■ **STATED TASK**
In the lines below, how many hold the word "that"? Answer only with the number.
-------- DATA SUPPLIED
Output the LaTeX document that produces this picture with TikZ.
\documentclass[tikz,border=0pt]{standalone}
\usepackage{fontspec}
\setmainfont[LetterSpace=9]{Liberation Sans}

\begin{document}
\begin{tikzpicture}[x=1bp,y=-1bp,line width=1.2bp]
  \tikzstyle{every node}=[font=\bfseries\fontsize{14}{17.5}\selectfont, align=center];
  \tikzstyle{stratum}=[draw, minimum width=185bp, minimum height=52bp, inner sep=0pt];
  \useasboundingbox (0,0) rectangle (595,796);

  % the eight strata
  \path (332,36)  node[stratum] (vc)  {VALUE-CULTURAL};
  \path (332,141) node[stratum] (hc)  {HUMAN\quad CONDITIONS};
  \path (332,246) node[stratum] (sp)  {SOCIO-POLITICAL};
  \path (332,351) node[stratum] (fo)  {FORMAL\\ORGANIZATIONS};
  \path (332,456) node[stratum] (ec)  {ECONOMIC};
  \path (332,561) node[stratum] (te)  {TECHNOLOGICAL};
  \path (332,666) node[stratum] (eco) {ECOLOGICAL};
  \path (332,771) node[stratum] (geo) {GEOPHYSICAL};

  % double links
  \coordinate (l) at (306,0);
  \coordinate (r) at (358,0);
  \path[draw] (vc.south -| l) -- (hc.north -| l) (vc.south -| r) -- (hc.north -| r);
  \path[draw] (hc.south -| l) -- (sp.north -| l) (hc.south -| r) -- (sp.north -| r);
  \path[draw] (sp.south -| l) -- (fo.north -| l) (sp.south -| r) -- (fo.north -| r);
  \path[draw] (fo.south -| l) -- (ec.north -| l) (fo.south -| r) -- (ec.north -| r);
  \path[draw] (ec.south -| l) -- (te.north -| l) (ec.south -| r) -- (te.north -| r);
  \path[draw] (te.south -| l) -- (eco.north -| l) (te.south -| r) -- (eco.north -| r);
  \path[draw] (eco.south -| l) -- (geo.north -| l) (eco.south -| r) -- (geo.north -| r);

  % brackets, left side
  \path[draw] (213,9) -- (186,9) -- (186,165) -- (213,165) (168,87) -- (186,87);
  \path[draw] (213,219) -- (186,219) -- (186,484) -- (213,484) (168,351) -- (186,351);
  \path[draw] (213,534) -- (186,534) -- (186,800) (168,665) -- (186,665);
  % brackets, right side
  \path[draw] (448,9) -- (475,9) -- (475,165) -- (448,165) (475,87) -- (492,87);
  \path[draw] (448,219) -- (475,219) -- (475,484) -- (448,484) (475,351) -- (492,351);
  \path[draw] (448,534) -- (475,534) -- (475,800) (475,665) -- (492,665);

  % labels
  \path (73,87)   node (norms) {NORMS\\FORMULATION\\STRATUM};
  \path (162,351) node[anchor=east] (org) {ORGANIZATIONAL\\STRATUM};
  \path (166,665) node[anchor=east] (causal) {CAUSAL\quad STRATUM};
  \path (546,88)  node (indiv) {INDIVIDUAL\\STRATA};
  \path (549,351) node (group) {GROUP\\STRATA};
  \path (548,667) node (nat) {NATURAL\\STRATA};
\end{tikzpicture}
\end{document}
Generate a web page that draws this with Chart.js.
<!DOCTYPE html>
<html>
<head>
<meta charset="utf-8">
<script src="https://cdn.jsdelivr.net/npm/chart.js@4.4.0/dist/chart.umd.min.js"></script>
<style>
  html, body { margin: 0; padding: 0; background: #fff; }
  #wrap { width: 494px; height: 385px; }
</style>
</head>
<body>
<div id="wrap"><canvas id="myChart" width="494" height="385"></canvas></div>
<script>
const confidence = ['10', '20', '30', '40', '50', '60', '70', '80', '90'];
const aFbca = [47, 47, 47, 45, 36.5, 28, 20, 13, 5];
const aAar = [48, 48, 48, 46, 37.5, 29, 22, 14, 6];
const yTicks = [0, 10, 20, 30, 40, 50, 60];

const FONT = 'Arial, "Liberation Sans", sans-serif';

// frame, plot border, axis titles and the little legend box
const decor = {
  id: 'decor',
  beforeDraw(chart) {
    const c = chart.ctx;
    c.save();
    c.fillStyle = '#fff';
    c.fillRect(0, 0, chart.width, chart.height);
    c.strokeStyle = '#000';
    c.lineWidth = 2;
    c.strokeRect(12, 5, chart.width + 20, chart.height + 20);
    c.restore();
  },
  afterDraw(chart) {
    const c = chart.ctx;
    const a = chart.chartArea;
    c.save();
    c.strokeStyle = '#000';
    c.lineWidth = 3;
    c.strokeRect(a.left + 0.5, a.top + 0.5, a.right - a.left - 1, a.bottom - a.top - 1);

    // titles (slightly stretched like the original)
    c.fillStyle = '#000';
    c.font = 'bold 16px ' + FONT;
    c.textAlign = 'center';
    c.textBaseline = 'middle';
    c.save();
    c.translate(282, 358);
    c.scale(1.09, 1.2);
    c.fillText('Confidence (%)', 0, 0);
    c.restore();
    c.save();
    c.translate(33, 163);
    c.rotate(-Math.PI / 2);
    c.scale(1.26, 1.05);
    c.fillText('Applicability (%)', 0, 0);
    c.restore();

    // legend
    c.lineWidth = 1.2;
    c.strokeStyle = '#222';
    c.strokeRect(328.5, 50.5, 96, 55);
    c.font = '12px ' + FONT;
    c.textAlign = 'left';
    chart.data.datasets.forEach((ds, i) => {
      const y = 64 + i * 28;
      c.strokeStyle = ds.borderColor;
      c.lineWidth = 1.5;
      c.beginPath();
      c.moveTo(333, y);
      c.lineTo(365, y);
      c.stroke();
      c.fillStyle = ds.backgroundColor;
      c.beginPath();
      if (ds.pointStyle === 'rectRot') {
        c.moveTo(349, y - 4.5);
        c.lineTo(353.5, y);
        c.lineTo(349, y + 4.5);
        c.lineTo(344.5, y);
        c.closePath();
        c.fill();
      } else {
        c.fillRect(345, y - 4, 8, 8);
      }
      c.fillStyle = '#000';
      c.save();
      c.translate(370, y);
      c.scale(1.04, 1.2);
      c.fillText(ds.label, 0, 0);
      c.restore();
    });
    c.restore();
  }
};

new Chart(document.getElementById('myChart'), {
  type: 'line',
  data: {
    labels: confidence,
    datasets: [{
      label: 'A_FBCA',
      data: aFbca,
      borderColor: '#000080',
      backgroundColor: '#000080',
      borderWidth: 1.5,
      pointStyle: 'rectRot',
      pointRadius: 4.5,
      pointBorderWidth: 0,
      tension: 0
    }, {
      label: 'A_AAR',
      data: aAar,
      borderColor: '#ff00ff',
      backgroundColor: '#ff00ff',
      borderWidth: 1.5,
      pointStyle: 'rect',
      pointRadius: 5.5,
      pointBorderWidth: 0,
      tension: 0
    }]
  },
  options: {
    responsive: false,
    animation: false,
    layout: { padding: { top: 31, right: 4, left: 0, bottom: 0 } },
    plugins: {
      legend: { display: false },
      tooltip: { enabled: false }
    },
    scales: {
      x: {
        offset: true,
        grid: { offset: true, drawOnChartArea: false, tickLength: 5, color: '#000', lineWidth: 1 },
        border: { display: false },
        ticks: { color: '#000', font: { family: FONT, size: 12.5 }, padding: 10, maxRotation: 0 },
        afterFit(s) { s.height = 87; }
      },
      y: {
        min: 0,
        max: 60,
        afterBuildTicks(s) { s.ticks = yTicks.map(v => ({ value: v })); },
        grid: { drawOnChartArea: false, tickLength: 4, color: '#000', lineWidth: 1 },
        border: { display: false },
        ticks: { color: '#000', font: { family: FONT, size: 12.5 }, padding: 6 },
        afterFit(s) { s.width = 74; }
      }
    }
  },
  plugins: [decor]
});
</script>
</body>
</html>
----------------
-------- DATA SUPPLIED
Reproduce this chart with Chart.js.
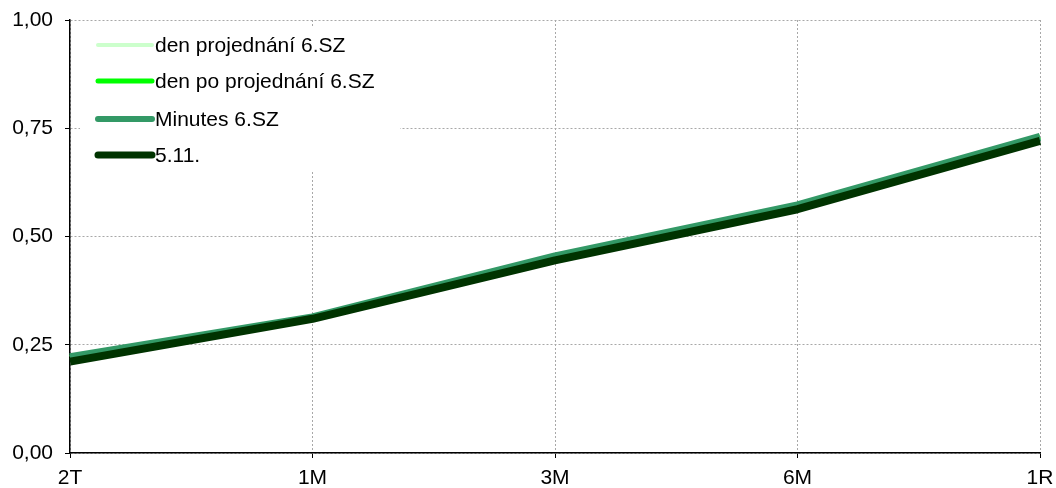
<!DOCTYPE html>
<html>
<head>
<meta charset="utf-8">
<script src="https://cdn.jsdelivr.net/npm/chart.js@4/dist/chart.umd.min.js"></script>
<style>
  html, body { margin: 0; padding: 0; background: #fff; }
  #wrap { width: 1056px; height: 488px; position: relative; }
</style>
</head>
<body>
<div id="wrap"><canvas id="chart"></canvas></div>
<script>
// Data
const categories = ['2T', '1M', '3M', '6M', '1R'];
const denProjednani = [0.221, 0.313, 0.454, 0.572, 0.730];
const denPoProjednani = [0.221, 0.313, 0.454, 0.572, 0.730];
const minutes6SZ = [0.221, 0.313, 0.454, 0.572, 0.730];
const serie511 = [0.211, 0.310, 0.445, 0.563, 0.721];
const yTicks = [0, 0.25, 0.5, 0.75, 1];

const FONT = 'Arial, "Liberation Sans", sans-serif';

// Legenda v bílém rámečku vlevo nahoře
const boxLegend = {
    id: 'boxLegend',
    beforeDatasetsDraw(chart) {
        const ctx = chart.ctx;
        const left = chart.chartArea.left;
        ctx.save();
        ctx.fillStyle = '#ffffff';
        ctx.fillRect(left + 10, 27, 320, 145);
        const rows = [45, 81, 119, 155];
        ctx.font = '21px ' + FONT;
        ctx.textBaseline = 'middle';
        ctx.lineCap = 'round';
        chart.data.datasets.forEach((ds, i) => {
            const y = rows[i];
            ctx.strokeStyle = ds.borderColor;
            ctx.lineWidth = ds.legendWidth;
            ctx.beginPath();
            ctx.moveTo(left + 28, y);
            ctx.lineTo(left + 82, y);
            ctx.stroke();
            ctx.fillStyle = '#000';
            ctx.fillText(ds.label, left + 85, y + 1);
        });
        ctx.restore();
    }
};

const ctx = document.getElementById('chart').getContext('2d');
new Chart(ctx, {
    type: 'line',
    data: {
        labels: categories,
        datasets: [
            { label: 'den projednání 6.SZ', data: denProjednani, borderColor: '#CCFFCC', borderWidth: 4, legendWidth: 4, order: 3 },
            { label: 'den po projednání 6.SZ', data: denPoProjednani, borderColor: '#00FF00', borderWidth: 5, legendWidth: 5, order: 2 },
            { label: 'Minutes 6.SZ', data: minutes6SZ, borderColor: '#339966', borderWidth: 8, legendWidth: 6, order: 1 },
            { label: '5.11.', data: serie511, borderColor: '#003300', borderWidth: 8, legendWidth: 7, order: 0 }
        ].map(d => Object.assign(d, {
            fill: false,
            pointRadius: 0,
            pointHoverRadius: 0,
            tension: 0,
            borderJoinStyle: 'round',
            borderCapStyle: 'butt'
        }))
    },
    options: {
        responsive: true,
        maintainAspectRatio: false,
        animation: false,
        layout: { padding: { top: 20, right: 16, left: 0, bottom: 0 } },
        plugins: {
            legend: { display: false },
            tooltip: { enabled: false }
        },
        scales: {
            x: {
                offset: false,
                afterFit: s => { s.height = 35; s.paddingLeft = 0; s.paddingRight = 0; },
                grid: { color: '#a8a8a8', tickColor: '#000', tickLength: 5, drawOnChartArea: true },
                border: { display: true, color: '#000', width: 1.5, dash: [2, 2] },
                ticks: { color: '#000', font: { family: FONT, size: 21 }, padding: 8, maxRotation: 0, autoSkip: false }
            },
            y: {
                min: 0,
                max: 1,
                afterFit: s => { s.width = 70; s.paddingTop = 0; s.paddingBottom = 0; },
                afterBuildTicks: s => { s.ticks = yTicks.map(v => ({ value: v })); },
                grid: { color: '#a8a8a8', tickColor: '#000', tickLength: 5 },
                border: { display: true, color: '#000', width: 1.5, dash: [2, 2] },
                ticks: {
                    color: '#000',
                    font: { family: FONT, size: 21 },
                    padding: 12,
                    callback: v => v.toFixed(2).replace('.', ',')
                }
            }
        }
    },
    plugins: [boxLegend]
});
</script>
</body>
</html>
----------------
■ **SOLUTION FOR THIS PROBLEM**
2